京の都に古くから根付く私的裁判文化、双龍会にて交わされる論戦で魅せるリーガルミステリ。
今回議題となるのはまさかの龍樹落花殺害事件。著者曰く一応のシリーズ最終作ということで、主要キャラクターの生死の真相を謎に据え、これまで描かれてきた登場人物たちの物語にもきっちりしっかり蹴りを付けます。
落花の命を奪った仕掛けは賀茂川と高野川どちらに施されたものなのか、またそれは大和と落花どちらが用意したものなのか――。命題自体は至ってシンプル、シリーズ最薄200ページ強の短さながら、新たな証拠が提出される毎に目まぐるしく構図が入れ替わり、別の可能性を示してみせる展開はまさに白熱そのもので、相も変わらず質が高い。議論されるべき問題がシンプルだからこそ、その凄さがより際立ちます。
また、一般に多重解決ものというと、ある事件に対して複数の推理が乱立される都合上、前の推理が次の推理にひっくり返され、結果としてひとつひとつの説得力を低下させてしまうという大きな問題を孕んでいますが、本作ではそこに“辻褄さえ合っていれば真実かどうかは二の次”な双龍会のシステムを組み込むことで、ふたつ以上の推理をどちらも否定せず並列的に“正解”にしてしまうウルトラCともいえる所業を成し遂げているのが驚きです。

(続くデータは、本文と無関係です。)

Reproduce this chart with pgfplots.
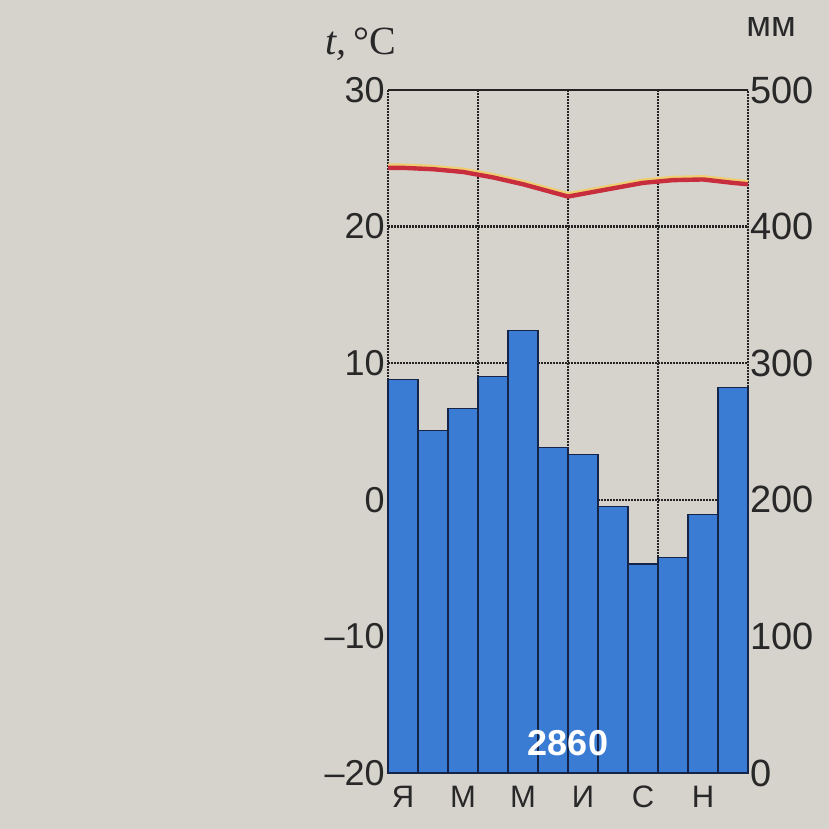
\documentclass[border=0pt]{standalone}
\usepackage{fontspec}
\setmainfont{Liberation Sans}
\newfontfamily\seriffont{Liberation Serif}
\usepackage{pgfplots}
\pgfplotsset{compat=1.18}

\definecolor{paper}{RGB}{214,211,205}
\definecolor{barblue}{RGB}{58,124,212}
\definecolor{baredge}{RGB}{22,36,72}
\definecolor{tred}{RGB}{200,45,62}
\definecolor{tyellow}{RGB}{238,206,112}
\definecolor{gridc}{RGB}{35,35,35}
\definecolor{labc}{RGB}{40,40,40}

\begin{document}
\begin{tikzpicture}[x=1pt,y=1pt]
\fill[paper] (0,0) rectangle (414.5,414.5);
\path[use as bounding box] (0,0) rectangle (414.5,414.5);

% temperature axis (left), grid and frame
\begin{axis}[
    at={(194pt,28pt)}, anchor=south west,
    scale only axis, width=180pt, height=341.5pt,
    xmin=0.5, xmax=12.5, ymin=-20, ymax=30,
    xtick={3.5,6.5,9.5}, xticklabels={},
    ytick={-20,-10,0,10,20,30},
    yticklabels={--20,--10,0,10,20,30},
    major tick length=0pt,
    grid=major,
    major grid style={gridc, dash pattern=on 0.9pt off 0.6pt, line width=1.1pt},
    axis line style={gridc, dash pattern=on 0.9pt off 0.6pt, line width=1.1pt},
    yticklabel style={font=\fontsize{18}{20}\selectfont, text=labc, inner xsep=1.5pt},
    clip=false,
]
\addplot[tyellow, line width=2.4pt, yshift=1pt] coordinates {
    (0.5,24.3)(1,24.3)(2,24.2)(3,24.0)(4,23.6)(5,23.1)(6,22.5)(6.5,22.2)
    (7,22.4)(8,22.8)(9,23.2)(10,23.4)(11,23.45)(12,23.2)(12.5,23.1)};
\addplot[tred, line width=2.2pt] coordinates {
    (0.5,24.3)(1,24.3)(2,24.2)(3,24.0)(4,23.6)(5,23.1)(6,22.5)(6.5,22.2)
    (7,22.4)(8,22.8)(9,23.2)(10,23.4)(11,23.45)(12,23.2)(12.5,23.1)};
\node[anchor=base, text=labc, font=\seriffont\fontsize{20}{22}\selectfont]
    at ([xshift=-13.5pt,yshift=17.5pt]rel axis cs:0,1) {\itshape t,\upshape\,°C};
\node[anchor=base, text=labc, font=\fontsize{18}{20}\selectfont]
    at ([xshift=11.5pt,yshift=26.5pt]rel axis cs:1,1) {мм};
\end{axis}

% precipitation axis (right), bars
\begin{axis}[
    at={(194pt,28pt)}, anchor=south west,
    scale only axis, width=180pt, height=341.5pt,
    xmin=0.5, xmax=12.5, ymin=0, ymax=500,
    ybar, bar width=1,
    axis line style={draw=none},
    xtick={1,3,5,7,9,11},
    xticklabels={Я,М,М,И,С,Н},
    ytick={0,100,200,300,400,500},
    yticklabels={0,100,200,300,400,500},
    ytick pos=right, yticklabel pos=right,
    major tick length=0pt,
    xticklabel style={font=\fontsize{15.5}{17}\selectfont, text=labc, yshift=-3pt},
    yticklabel style={font=\fontsize{19}{21}\selectfont, text=labc, inner xsep=1pt},
    clip=false,
]
\addplot[fill=barblue, draw=baredge, line width=0.6pt] coordinates {
    (1,288)(2,251)(3,267)(4,290)(5,324)(6,238)
    (7,233)(8,195)(9,153)(10,158)(11,189)(12,282)};
\node[text=white, font=\bfseries\fontsize{18}{20}\selectfont]
    at (axis cs:6.5,22) {2860};
\end{axis}
\end{tikzpicture}
\end{document}
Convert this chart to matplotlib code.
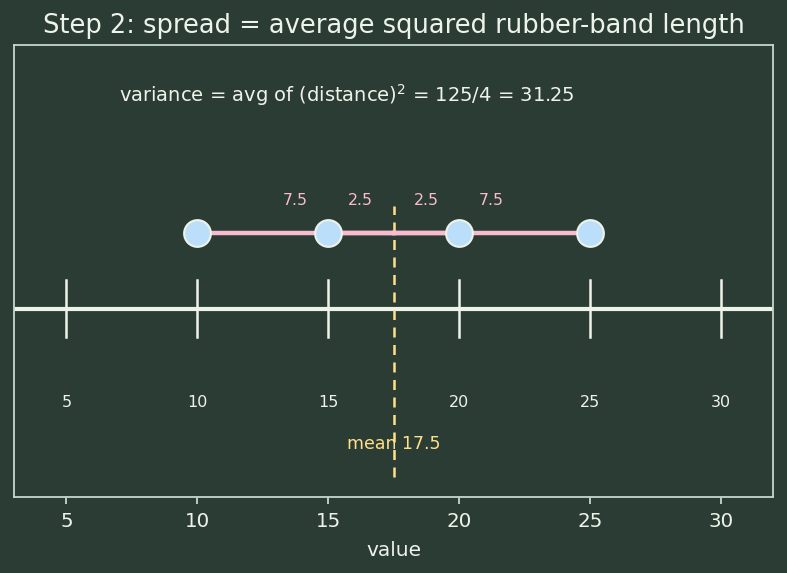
import matplotlib
matplotlib.use("Agg")
import matplotlib.pyplot as plt

values = [10, 15, 20, 25]
tick_values = [5, 10, 15, 20, 25, 30]
mean_val = 17.5
title = "Step 2: spread = average squared rubber-band length"
variance_text = "variance = avg of (distance)$^2$ = 125/4 = 31.25"

BG = "#2b3c34"
FG = "#eef3ea"
SPINE = "#c5d6ca"
PINK = "#f8bbd0"
BLUE = "#bbdefb"
YELLOW = "#ffe08a"

fig = plt.figure(figsize=(7.87, 5.73), dpi=100, facecolor=BG)
ax = fig.add_axes([14/787, 1-497/573, (773-14)/787, (497-45)/573])
ax.set_facecolor(BG)
ax.set_xlim(3, 32)
ax.set_ylim(-1.25, 1.75)

# number line
ax.axhline(0, color=FG, lw=3, zorder=2)
for t in tick_values:
    ax.plot([t, t], [-0.19, 0.19], color=FG, lw=1.8, zorder=2)
    ax.text(t, -0.62, str(t), color=FG, ha="center", va="center", fontsize=11.5)

# mean line
ax.plot([mean_val, mean_val], [-1.12, 0.68], color=YELLOW, lw=1.8, ls=(0, (4, 3)), zorder=3)
ax.text(mean_val, -0.9, f"mean {mean_val}", color=YELLOW, ha="center", va="center", fontsize=12.5)

# rubber bands
yb = 0.5
for v in values:
    ax.plot([v, mean_val], [yb, yb], color=PINK, lw=3.2, zorder=4)
    d = abs(v - mean_val)
    ax.text((v + mean_val) / 2, 0.72, f"{d}", color=PINK, ha="center", va="center", fontsize=11.3)
ax.scatter(values, [yb] * len(values), s=370, color=BLUE, edgecolor=FG, linewidth=1.5, zorder=5)

ax.text(7, 1.42, variance_text, color=FG, ha="left", va="center", fontsize=14)

ax.set_yticks([])
ax.set_xticks(tick_values)
ax.tick_params(axis="x", colors=SPINE, labelcolor=FG, labelsize=14.3, length=5, width=1.3, pad=6)
for s in ax.spines.values():
    s.set_color(SPINE)
    s.set_linewidth(1.3)
ax.set_xlabel("value", color=FG, fontsize=14.5, labelpad=7)
ax.set_title(title, color=FG, fontsize=18.5, pad=8.5)

fig.savefig("out.png", dpi=100, facecolor=BG)
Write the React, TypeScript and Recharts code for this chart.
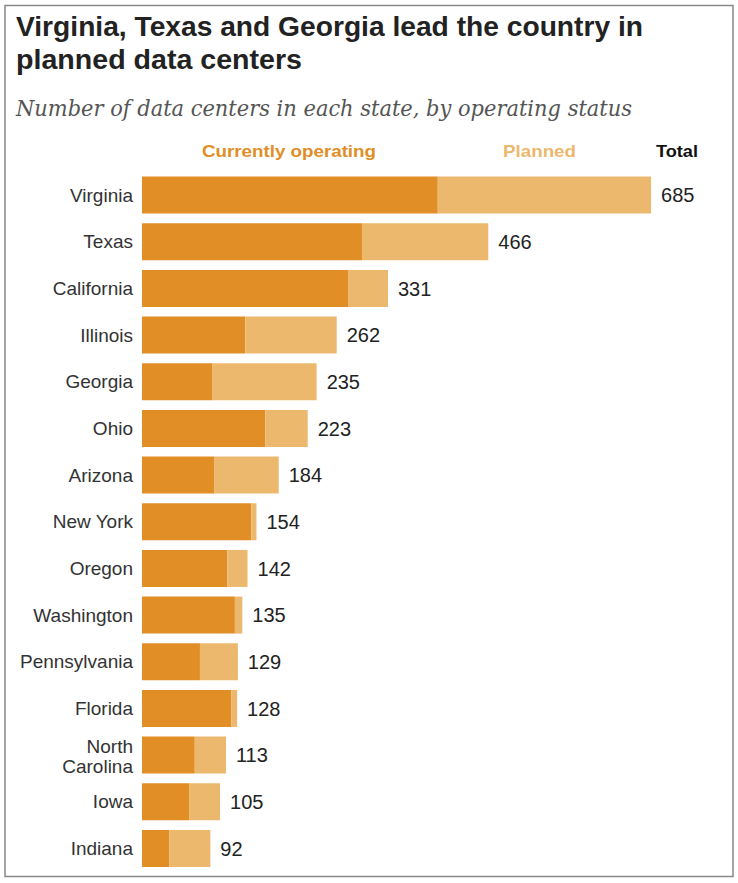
import { Bar, BarChart, LabelList, XAxis, YAxis } from 'recharts'

const STATES = [
  'Virginia', 'Texas', 'California', 'Illinois', 'Georgia', 'Ohio', 'Arizona', 'New York',
  'Oregon', 'Washington', 'Pennsylvania', 'Florida', 'North Carolina', 'Iowa', 'Indiana',
]
const OPERATING = [398, 296, 278, 139, 95, 166, 97, 147, 115, 125, 78, 120, 71, 64, 37]
const TOTAL = [685, 466, 331, 262, 235, 223, 184, 154, 142, 135, 129, 128, 113, 105, 92]

const COR_OPERANDO = '#E18E26'
const COR_PLANEJADO = '#ECB86E'

const dados = STATES.map((estado, i) => ({
  estado,
  operando: OPERATING[i],
  planejado: TOTAL[i] - OPERATING[i],
  total: TOTAL[i],
}))

const FONTE = '"Liberation Sans", Arial, sans-serif'

function EstadoTick({ x, y, payload }: any) {
  const nome: string = payload.value
  if (nome === 'North Carolina') {
    return (
      <text x={x} y={y} textAnchor="end" fill="#333" fontSize={19} fontFamily={FONTE}>
        <tspan x={x} dy={-1.7}>North</tspan>
        <tspan x={x} dy={20}>Carolina</tspan>
      </text>
    )
  }
  return (
    <text x={x} y={y} dy={6.7} textAnchor="end" fill="#333" fontSize={19} fontFamily={FONTE}>
      {nome}
    </text>
  )
}

export default function App() {
  return (
    <div style={{ position: 'absolute', left: 0, top: 0, width: 738, height: 883, background: '#fff' }}>
      <svg width={738} height={883} style={{ position: 'absolute', left: 0, top: 0 }}>
        <rect x={5} y={5.5} width={728} height={871} fill="none" stroke="#888" strokeWidth={1.5} />
        <text x={16} y={36} fontSize={27} fontWeight="bold" fontFamily={FONTE} fill="#222"
          textLength={627} lengthAdjust="spacingAndGlyphs">
          Virginia, Texas and Georgia lead the country in
        </text>
        <text x={16} y={69} fontSize={27} fontWeight="bold" fontFamily={FONTE} fill="#222"
          textLength={286} lengthAdjust="spacingAndGlyphs">
          planned data centers
        </text>
        <text x={16} y={115.5} fontSize={21.5} fontStyle="italic" fontFamily='"DejaVu Serif", serif' fill="#555"
          textLength={616} lengthAdjust="spacingAndGlyphs">
          Number of data centers in each state, by operating status
        </text>
        <text x={202} y={157.3} fontSize={17} fontWeight="bold" fontFamily={FONTE} fill={COR_OPERANDO}
          textLength={174} lengthAdjust="spacingAndGlyphs">
          Currently operating
        </text>
        <text x={503} y={157.3} fontSize={17} fontWeight="bold" fontFamily={FONTE} fill={COR_PLANEJADO}
          textLength={73} lengthAdjust="spacingAndGlyphs">
          Planned
        </text>
        <text x={656} y={157.3} fontSize={17} fontWeight="bold" fontFamily={FONTE} fill="#111"
          textLength={42} lengthAdjust="spacingAndGlyphs">
          Total
        </text>
      </svg>
      <div style={{ position: 'absolute', left: 0, top: 0 }}>
        <BarChart
          width={738}
          height={883}
          data={dados}
          layout="vertical"
          margin={{ top: 171.6, right: 75.8, bottom: 11.4, left: 0 }}
          barSize={37}
        >
          <XAxis type="number" hide domain={[0, 700]} />
          <YAxis
            type="category"
            dataKey="estado"
            width={142}
            axisLine={false}
            tickLine={false}
            tickSize={0}
            tickMargin={9}
            interval={0}
            tick={<EstadoTick />}
          />
          <Bar dataKey="operando" stackId="a" fill={COR_OPERANDO} isAnimationActive={false} />
          <Bar dataKey="planejado" stackId="a" fill={COR_PLANEJADO} isAnimationActive={false}>
            <LabelList dataKey="total" position="right" offset={10} fill="#222" fontSize={20} fontFamily={FONTE} />
          </Bar>
        </BarChart>
      </div>
    </div>
  )
}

しかもそれを実現させるために半ば超常じみた黄昏卿の存在をある種のフックとして活かした上で、シリーズ既刊で見てきたあれやこれやが布石となって読者の目の前で炸裂する超絶技巧。これはもう、褒める以外に何をしろと。
あまりの周到さ、あまりの巧さにもはや褒めないわけにはいかない、褒めざるを得ない、というレベルにまで達しています。「シリーズ最終章にして最高傑作!」の煽り文句に偽りなし。今年度本ミス、最有力候補でしょう。
ただし、あくまでシリーズを追っていること前提ですので、興味のある方は1作目の『丸太町ルヴォワール』からどうぞ。文庫化もされていて手に取りやすいと思います。